▶ **Aim**: Word for word, extract the first line of the records below and each line after it, up to and including the line with "ax.set_xticklabels([str(t) for t in x_ticks])". Pictures are left out.

▶ **Input for this task**:
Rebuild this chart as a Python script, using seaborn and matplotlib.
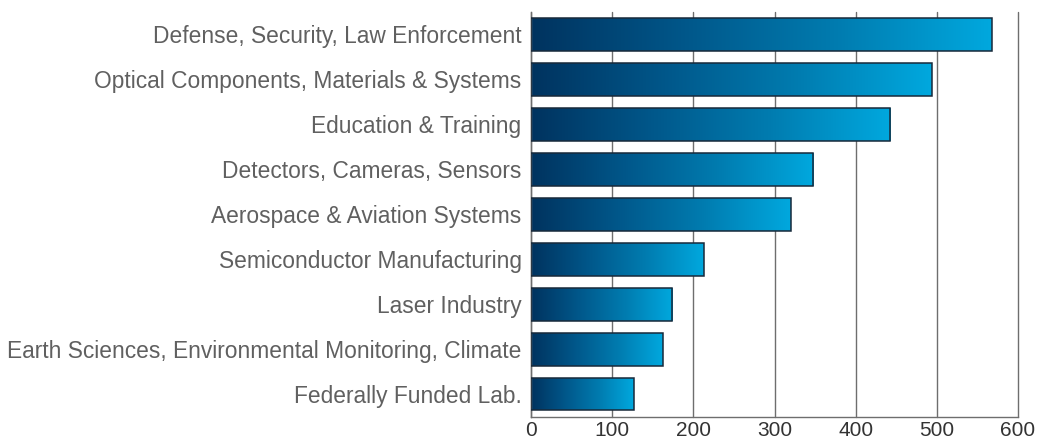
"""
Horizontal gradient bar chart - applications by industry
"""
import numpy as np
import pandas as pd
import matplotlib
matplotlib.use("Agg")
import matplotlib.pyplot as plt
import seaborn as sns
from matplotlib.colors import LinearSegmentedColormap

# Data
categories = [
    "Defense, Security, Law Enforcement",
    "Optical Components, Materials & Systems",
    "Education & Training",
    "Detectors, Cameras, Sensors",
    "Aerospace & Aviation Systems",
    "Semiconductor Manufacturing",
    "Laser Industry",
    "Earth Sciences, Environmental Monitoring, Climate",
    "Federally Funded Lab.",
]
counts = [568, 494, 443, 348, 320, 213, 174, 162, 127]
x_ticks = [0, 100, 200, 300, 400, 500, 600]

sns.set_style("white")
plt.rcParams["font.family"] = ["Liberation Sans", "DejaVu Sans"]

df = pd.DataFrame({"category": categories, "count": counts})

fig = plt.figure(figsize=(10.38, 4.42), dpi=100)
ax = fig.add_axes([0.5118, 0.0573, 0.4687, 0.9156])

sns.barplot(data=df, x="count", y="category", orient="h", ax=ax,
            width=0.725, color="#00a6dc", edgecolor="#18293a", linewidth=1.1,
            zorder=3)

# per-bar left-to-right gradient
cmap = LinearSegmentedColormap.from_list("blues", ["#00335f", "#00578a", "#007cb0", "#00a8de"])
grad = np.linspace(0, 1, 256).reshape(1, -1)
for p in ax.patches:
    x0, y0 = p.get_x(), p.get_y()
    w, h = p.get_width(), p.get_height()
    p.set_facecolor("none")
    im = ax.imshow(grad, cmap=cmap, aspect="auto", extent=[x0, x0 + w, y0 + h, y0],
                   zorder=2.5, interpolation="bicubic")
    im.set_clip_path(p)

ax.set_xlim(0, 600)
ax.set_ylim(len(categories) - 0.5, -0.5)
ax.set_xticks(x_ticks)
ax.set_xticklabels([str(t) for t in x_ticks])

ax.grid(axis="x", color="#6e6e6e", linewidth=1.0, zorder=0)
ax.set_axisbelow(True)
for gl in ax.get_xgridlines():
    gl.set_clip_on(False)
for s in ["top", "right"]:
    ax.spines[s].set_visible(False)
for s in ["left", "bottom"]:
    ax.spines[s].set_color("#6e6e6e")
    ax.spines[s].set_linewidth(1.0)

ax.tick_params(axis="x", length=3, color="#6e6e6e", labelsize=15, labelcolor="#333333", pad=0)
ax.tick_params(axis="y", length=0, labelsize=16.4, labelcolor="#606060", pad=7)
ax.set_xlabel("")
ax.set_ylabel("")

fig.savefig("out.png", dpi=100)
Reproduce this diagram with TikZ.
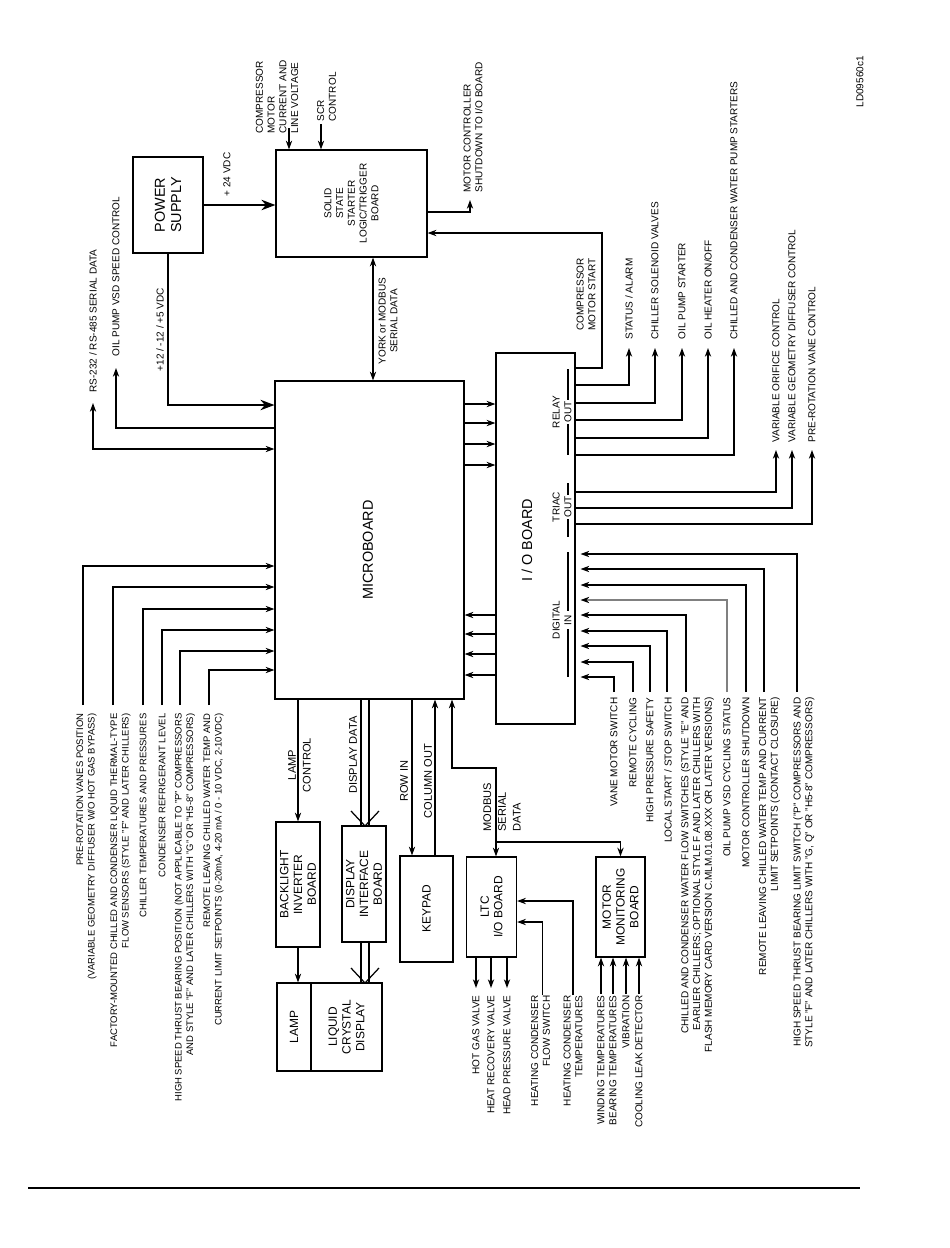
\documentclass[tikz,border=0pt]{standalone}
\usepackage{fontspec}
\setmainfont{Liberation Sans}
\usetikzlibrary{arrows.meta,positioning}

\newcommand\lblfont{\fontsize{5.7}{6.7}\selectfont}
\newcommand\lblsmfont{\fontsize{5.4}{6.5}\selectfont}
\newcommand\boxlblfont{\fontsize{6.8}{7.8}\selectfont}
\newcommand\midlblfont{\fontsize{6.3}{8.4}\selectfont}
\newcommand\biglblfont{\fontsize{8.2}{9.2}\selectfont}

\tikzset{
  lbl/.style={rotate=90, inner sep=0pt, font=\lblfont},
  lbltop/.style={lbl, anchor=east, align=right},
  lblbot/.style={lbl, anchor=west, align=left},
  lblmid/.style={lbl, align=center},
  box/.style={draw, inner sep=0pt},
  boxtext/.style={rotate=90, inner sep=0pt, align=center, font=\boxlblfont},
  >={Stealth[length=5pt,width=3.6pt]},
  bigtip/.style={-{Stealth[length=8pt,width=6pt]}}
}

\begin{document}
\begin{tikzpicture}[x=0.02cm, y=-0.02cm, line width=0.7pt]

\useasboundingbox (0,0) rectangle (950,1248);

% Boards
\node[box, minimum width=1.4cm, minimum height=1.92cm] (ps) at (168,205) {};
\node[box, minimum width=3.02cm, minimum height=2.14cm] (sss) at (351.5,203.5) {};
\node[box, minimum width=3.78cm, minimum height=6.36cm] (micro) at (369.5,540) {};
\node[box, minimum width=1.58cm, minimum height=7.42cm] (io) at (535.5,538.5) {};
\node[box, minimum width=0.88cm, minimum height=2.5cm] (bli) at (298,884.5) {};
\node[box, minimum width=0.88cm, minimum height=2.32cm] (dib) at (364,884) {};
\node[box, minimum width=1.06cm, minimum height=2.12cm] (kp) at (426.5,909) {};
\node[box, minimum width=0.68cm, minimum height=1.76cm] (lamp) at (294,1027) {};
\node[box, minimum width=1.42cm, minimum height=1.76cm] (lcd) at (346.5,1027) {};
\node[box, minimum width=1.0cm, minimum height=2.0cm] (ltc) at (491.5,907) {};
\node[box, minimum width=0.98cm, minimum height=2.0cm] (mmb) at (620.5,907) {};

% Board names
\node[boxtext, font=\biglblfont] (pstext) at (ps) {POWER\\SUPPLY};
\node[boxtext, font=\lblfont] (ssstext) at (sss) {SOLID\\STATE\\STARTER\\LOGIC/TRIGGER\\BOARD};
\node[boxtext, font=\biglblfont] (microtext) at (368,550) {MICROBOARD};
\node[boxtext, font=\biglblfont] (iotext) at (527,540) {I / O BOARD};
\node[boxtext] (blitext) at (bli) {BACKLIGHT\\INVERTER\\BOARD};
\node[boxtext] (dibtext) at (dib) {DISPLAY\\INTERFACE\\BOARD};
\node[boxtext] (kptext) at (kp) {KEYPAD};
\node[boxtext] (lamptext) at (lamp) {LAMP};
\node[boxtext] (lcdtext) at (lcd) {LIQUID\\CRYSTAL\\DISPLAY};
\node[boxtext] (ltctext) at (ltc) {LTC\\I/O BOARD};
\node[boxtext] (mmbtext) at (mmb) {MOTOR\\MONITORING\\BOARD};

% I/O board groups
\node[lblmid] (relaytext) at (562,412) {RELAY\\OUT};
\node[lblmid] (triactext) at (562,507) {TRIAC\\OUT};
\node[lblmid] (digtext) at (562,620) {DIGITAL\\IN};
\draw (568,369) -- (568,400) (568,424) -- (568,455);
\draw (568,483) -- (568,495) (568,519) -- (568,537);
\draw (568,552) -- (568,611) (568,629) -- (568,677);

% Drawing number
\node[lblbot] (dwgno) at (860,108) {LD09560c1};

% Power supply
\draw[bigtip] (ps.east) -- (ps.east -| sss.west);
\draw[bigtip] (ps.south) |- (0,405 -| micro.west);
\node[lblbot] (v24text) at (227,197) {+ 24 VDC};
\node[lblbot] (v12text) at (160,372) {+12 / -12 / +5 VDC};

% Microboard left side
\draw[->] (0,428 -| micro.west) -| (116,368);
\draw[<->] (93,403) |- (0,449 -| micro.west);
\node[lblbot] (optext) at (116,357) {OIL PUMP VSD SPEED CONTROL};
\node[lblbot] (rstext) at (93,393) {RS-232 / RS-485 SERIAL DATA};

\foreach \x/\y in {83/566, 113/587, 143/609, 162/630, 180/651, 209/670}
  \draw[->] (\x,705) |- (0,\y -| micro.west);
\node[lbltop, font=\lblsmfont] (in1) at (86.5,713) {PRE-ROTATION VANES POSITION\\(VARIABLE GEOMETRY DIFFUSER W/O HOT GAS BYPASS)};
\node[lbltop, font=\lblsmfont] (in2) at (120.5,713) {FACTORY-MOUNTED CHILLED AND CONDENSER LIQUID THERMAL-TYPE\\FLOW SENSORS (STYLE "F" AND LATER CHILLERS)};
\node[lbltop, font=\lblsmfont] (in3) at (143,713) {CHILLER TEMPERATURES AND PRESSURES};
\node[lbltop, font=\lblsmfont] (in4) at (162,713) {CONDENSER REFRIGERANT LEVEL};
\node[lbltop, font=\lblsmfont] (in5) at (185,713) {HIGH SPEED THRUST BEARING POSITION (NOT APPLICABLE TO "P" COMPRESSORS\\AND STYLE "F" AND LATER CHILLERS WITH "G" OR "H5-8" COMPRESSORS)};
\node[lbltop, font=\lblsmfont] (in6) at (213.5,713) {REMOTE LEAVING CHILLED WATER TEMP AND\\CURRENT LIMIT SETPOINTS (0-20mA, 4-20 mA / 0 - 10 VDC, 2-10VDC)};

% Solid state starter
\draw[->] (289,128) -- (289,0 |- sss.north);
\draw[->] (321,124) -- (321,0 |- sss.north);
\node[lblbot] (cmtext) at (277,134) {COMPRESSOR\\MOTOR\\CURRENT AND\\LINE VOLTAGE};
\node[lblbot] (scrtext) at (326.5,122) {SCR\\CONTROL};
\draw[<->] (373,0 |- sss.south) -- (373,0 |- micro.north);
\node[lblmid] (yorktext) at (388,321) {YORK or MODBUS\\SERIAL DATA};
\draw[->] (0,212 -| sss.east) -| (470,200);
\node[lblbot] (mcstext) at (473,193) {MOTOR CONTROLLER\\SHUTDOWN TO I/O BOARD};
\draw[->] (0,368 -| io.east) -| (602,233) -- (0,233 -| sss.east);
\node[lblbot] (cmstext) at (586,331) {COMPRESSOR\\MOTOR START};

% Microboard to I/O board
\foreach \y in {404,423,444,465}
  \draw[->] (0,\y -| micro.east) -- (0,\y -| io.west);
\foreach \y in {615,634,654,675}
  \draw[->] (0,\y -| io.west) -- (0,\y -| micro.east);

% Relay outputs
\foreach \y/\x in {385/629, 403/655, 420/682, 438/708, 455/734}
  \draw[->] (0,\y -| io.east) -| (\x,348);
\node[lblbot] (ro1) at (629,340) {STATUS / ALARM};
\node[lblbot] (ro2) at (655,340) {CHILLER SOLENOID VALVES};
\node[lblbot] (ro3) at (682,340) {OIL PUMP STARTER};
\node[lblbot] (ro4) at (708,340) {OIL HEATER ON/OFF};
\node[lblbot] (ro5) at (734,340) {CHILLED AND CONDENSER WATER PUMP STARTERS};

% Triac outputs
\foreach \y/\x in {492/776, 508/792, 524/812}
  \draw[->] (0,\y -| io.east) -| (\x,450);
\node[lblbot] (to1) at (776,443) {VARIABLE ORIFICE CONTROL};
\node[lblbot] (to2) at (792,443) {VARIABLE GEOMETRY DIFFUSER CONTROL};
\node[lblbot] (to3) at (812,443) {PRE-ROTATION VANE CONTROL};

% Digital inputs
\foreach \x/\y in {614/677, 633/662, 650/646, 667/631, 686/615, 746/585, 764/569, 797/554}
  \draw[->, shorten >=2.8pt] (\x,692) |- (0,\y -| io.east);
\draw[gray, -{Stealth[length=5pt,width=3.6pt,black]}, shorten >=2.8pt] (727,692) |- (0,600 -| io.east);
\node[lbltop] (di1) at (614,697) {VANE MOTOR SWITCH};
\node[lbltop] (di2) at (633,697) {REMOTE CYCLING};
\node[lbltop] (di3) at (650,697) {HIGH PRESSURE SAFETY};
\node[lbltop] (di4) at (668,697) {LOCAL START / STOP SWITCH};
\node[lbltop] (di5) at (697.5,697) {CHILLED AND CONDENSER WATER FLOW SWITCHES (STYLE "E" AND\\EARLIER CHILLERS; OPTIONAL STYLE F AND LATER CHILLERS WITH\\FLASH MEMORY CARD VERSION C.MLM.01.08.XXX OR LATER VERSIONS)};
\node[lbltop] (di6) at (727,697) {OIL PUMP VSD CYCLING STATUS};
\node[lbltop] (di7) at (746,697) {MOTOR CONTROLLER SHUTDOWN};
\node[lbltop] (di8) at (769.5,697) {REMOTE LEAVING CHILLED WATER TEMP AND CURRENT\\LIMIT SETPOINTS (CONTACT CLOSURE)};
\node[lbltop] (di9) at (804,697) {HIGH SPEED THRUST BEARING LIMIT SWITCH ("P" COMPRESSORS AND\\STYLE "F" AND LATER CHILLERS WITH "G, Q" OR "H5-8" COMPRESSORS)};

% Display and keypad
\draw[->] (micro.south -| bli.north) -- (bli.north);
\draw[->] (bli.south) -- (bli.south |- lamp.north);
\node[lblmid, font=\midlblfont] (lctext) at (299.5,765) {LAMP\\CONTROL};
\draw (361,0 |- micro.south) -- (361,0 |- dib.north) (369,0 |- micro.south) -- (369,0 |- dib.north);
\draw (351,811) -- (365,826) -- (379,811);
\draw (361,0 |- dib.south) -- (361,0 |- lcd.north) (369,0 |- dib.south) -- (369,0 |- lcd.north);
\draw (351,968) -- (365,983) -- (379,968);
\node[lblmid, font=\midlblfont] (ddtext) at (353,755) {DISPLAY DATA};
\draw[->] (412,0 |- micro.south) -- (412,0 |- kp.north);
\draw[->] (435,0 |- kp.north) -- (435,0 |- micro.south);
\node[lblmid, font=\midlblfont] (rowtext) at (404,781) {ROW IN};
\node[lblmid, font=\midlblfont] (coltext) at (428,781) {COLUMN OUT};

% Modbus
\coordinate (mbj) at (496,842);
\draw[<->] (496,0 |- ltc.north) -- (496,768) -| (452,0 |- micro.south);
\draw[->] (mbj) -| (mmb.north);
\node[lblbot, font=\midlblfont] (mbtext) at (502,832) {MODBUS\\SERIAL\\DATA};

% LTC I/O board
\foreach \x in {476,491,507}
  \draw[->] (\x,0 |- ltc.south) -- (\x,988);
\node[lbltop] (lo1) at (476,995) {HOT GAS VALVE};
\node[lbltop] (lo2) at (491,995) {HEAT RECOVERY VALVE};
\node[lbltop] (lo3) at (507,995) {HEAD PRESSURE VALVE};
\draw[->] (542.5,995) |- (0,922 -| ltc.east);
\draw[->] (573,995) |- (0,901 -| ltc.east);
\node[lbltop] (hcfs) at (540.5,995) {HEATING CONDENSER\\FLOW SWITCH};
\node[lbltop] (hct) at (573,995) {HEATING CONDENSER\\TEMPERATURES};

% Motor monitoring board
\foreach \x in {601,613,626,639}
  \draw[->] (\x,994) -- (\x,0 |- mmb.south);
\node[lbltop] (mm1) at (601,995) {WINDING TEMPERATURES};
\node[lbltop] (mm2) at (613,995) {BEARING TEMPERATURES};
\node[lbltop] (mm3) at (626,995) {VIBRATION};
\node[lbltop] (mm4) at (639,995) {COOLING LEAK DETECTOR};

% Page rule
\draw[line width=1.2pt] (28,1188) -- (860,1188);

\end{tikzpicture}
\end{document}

▶ **Result of this task**:
Rebuild this chart as a Python script, using seaborn and matplotlib.
"""
Horizontal gradient bar chart - applications by industry
"""
import numpy as np
import pandas as pd
import matplotlib
matplotlib.use("Agg")
import matplotlib.pyplot as plt
import seaborn as sns
from matplotlib.colors import LinearSegmentedColormap

# Data
categories = [
    "Defense, Security, Law Enforcement",
    "Optical Components, Materials & Systems",
    "Education & Training",
    "Detectors, Cameras, Sensors",
    "Aerospace & Aviation Systems",
    "Semiconductor Manufacturing",
    "Laser Industry",
    "Earth Sciences, Environmental Monitoring, Climate",
    "Federally Funded Lab.",
]
counts = [568, 494, 443, 348, 320, 213, 174, 162, 127]
x_ticks = [0, 100, 200, 300, 400, 500, 600]

sns.set_style("white")
plt.rcParams["font.family"] = ["Liberation Sans", "DejaVu Sans"]

df = pd.DataFrame({"category": categories, "count": counts})

fig = plt.figure(figsize=(10.38, 4.42), dpi=100)
ax = fig.add_axes([0.5118, 0.0573, 0.4687, 0.9156])

sns.barplot(data=df, x="count", y="category", orient="h", ax=ax,
            width=0.725, color="#00a6dc", edgecolor="#18293a", linewidth=1.1,
            zorder=3)

# per-bar left-to-right gradient
cmap = LinearSegmentedColormap.from_list("blues", ["#00335f", "#00578a", "#007cb0", "#00a8de"])
grad = np.linspace(0, 1, 256).reshape(1, -1)
for p in ax.patches:
    x0, y0 = p.get_x(), p.get_y()
    w, h = p.get_width(), p.get_height()
    p.set_facecolor("none")
    im = ax.imshow(grad, cmap=cmap, aspect="auto", extent=[x0, x0 + w, y0 + h, y0],
                   zorder=2.5, interpolation="bicubic")
    im.set_clip_path(p)

ax.set_xlim(0, 600)
ax.set_ylim(len(categories) - 0.5, -0.5)
ax.set_xticks(x_ticks)
ax.set_xticklabels([str(t) for t in x_ticks])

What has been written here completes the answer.